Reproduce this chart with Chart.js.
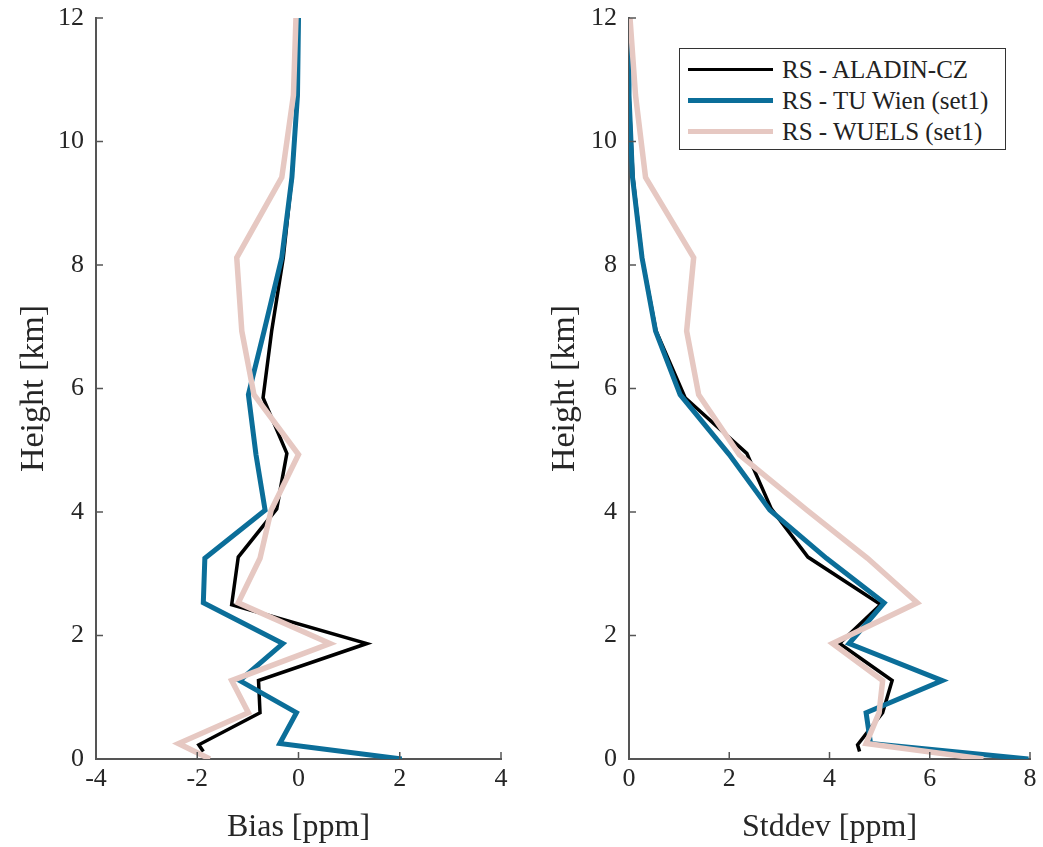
<!DOCTYPE html>
<html lang="en">
<head>
  <meta charset="UTF-8" />
  <meta name="viewport" content="width=device-width, initial-scale=1.0"/>
  <title>Bias / Stddev profiles</title>
  <script src="https://cdn.jsdelivr.net/npm/chart.js"></script>
  <style>
    body, html {
      margin: 0;
      background: #fff;
    }
    #wrap {
      position: relative;
      width: 1043px;
      height: 847px;
    }
    #biasChart { position: absolute; left: 0; top: 0; }
    #stdChart { position: absolute; left: 531px; top: 0; }
    #legend {
      position: absolute;
      left: 679px;
      top: 48px;
      width: 327px;
      height: 102px;
      box-sizing: border-box;
      border: 1.5px solid #333;
      background: #fff;
      padding-top: 5px;
      font-family: "Liberation Serif", "Times New Roman", serif;
      font-size: 25px;
      color: #222;
    }
    .row {
      display: flex;
      align-items: center;
      height: 31px;
      padding-left: 8px;
    }
    .sample {
      width: 85px;
      margin-right: 9px;
    }
  </style>
</head>
<body>
  <div id="wrap">
    <canvas id="biasChart" width="521" height="847"></canvas>
    <canvas id="stdChart" width="512" height="847"></canvas>
    <div id="legend"></div>
  </div>

  <script>
    // height levels [km]; the ALADIN profile starts a little above ground
    const heightKm       = [0, 0.25, 0.75, 1.27, 1.87, 2.53, 3.25, 4.03, 4.93, 5.9, 6.93, 8.12, 9.42, 10.75, 12];
    const heightKmAladin = [0.12, 0.23, 0.75, 1.27, 1.87, 2.5, 3.27, 4.05, 4.95, 5.85, 6.93, 8.12, 9.42, 10.75, 12];

    // bias [ppm]
    const biasAladin = [-1.88, -1.97, -0.76, -0.79, 1.35, -1.32, -1.19, -0.43, -0.23, -0.70, -0.53, -0.30, -0.13, -0.02, 0];
    const biasTuWien = [2.04, -0.37, -0.04, -1.16, -0.31, -1.88, -1.85, -0.66, -0.84, -0.99, -0.68, -0.33, -0.13, -0.02, 0];
    const biasWuels  = [-1.75, -2.37, -0.99, -1.32, 0.62, -1.19, -0.76, -0.54, 0.0, -0.88, -1.12, -1.22, -0.33, -0.10, -0.05];

    // standard deviation [ppm]
    const stdAladin = [4.6, 4.56, 5.06, 5.25, 4.2, 5.02, 3.57, 2.84, 2.35, 1.12, 0.54, 0.26, 0.08, 0.0, 0];
    const stdTuWien = [7.97, 4.82, 4.73, 6.25, 4.39, 5.09, 3.94, 2.81, 2.0, 1.02, 0.53, 0.26, 0.07, 0, 0];
    const stdWuels  = [7.07, 4.73, 4.99, 5.06, 4.06, 5.75, 4.76, 3.55, 2.2, 1.39, 1.15, 1.29, 0.33, 0.13, 0.02];

    const seriesNames = ['RS - ALADIN-CZ', 'RS - TU Wien (set1)', 'RS - WUELS (set1)'];
    const heightTicks = [0, 2, 4, 6, 8, 10, 12];

    const serif = '"Liberation Serif", "Times New Roman", serif';
    const textColor = '#262626';
    const axisColor = '#555';

    const styles = [
      { color: '#000000', width: 3.5, order: 3 },
      { color: '#0b6e99', width: 5, order: 2 },
      { color: '#e6c8c2', width: 5.5, order: 1 }
    ];

    const toPoints = (xs, hs) => xs.map((v, i) => ({ x: v, y: hs[i] }));

    function makeDatasets(a, b, c) {
      const cols = [toPoints(a, heightKmAladin), toPoints(b, heightKm), toPoints(c, heightKm)];
      return cols.map((pts, i) => ({
        label: seriesNames[i],
        data: pts,
        showLine: true,
        borderColor: styles[i].color,
        backgroundColor: styles[i].color,
        borderWidth: styles[i].width,
        pointRadius: 0,
        tension: 0,
        order: styles[i].order
      }));
    }

    // MATLAB-style tick marks pointing into the plot
    const inwardTicks = {
      id: 'inwardTicks',
      afterDraw(chart) {
        const { ctx, chartArea } = chart;
        const xs = chart.scales.x, ys = chart.scales.y;
        ctx.save();
        ctx.strokeStyle = axisColor;
        ctx.lineWidth = 1.5;
        ctx.beginPath();
        xs.ticks.forEach(t => {
          const px = xs.getPixelForValue(t.value);
          ctx.moveTo(px, chartArea.bottom);
          ctx.lineTo(px, chartArea.bottom - 7);
        });
        ys.ticks.forEach(t => {
          const py = ys.getPixelForValue(t.value);
          ctx.moveTo(chartArea.left, py);
          ctx.lineTo(chartArea.left + 7, py);
        });
        ctx.stroke();
        ctx.restore();
      }
    };

    function makeChart(id, datasets, xMin, xMax, xTitle, yWidth, rightPad) {
      return new Chart(document.getElementById(id), {
        type: 'scatter',
        data: { datasets },
        options: {
          responsive: false,
          animation: false,
          layout: { padding: { top: 18, right: rightPad, left: 0, bottom: 0 } },
          plugins: { legend: { display: false }, tooltip: { enabled: false } },
          scales: {
            x: {
              type: 'linear',
              min: xMin,
              max: xMax,
              grid: { display: false, drawTicks: false },
              border: { display: true, color: axisColor, width: 2 },
              ticks: {
                stepSize: 2,
                padding: 5,
                color: textColor,
                font: { family: serif, size: 26 }
              },
              title: {
                display: true,
                text: xTitle,
                color: textColor,
                font: { family: serif, size: 32 },
                padding: { top: 0, bottom: 0 }
              },
              afterFit: s => { s.height = 88; s.paddingLeft = 0; s.paddingRight = 0; }
            },
            y: {
              type: 'linear',
              min: 0,
              max: 12,
              afterBuildTicks: s => { s.ticks = heightTicks.map(v => ({ value: v })); },
              grid: { display: false, drawTicks: false },
              border: { display: true, color: axisColor, width: 2 },
              ticks: {
                padding: 12,
                color: textColor,
                font: { family: serif, size: 26 }
              },
              title: {
                display: true,
                text: 'Height [km]',
                color: textColor,
                font: { family: serif, size: 34 },
                padding: { top: 14, bottom: 0 }
              },
              afterFit: s => { s.width = yWidth; s.paddingTop = 0; s.paddingBottom = 0; }
            }
          }
        },
        plugins: [inwardTicks]
      });
    }

    const biasChart = makeChart('biasChart', makeDatasets(biasAladin, biasTuWien, biasWuels),
      -4, 4, 'Bias [ppm]', 96, 20);
    const stdChart = makeChart('stdChart', makeDatasets(stdAladin, stdTuWien, stdWuels),
      0, 8, 'Stddev [ppm]', 98, 13);

    // legend box inside the right panel
    const legend = document.getElementById('legend');
    stdChart.data.datasets.forEach(ds => {
      const row = document.createElement('div');
      row.className = 'row';
      const line = document.createElement('span');
      line.className = 'sample';
      line.style.borderTop = ds.borderWidth + 'px solid ' + ds.borderColor;
      const label = document.createElement('span');
      label.textContent = ds.label;
      row.appendChild(line);
      row.appendChild(label);
      legend.appendChild(row);
    });
  </script>
</body>
</html>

******

> _Short problem_
Leave out the pictures and restate, word for word, the lines from the top of the data through the line containing "-0.33, -0.10, -0.05];", both included.

> _Answer to this exercise_
Reproduce this chart with Chart.js.
<!DOCTYPE html>
<html lang="en">
<head>
  <meta charset="UTF-8" />
  <meta name="viewport" content="width=device-width, initial-scale=1.0"/>
  <title>Bias / Stddev profiles</title>
  <script src="https://cdn.jsdelivr.net/npm/chart.js"></script>
  <style>
    body, html {
      margin: 0;
      background: #fff;
    }
    #wrap {
      position: relative;
      width: 1043px;
      height: 847px;
    }
    #biasChart { position: absolute; left: 0; top: 0; }
    #stdChart { position: absolute; left: 531px; top: 0; }
    #legend {
      position: absolute;
      left: 679px;
      top: 48px;
      width: 327px;
      height: 102px;
      box-sizing: border-box;
      border: 1.5px solid #333;
      background: #fff;
      padding-top: 5px;
      font-family: "Liberation Serif", "Times New Roman", serif;
      font-size: 25px;
      color: #222;
    }
    .row {
      display: flex;
      align-items: center;
      height: 31px;
      padding-left: 8px;
    }
    .sample {
      width: 85px;
      margin-right: 9px;
    }
  </style>
</head>
<body>
  <div id="wrap">
    <canvas id="biasChart" width="521" height="847"></canvas>
    <canvas id="stdChart" width="512" height="847"></canvas>
    <div id="legend"></div>
  </div>

  <script>
    // height levels [km]; the ALADIN profile starts a little above ground
    const heightKm       = [0, 0.25, 0.75, 1.27, 1.87, 2.53, 3.25, 4.03, 4.93, 5.9, 6.93, 8.12, 9.42, 10.75, 12];
    const heightKmAladin = [0.12, 0.23, 0.75, 1.27, 1.87, 2.5, 3.27, 4.05, 4.95, 5.85, 6.93, 8.12, 9.42, 10.75, 12];

    // bias [ppm]
    const biasAladin = [-1.88, -1.97, -0.76, -0.79, 1.35, -1.32, -1.19, -0.43, -0.23, -0.70, -0.53, -0.30, -0.13, -0.02, 0];
    const biasTuWien = [2.04, -0.37, -0.04, -1.16, -0.31, -1.88, -1.85, -0.66, -0.84, -0.99, -0.68, -0.33, -0.13, -0.02, 0];
    const biasWuels  = [-1.75, -2.37, -0.99, -1.32, 0.62, -1.19, -0.76, -0.54, 0.0, -0.88, -1.12, -1.22, -0.33, -0.10, -0.05];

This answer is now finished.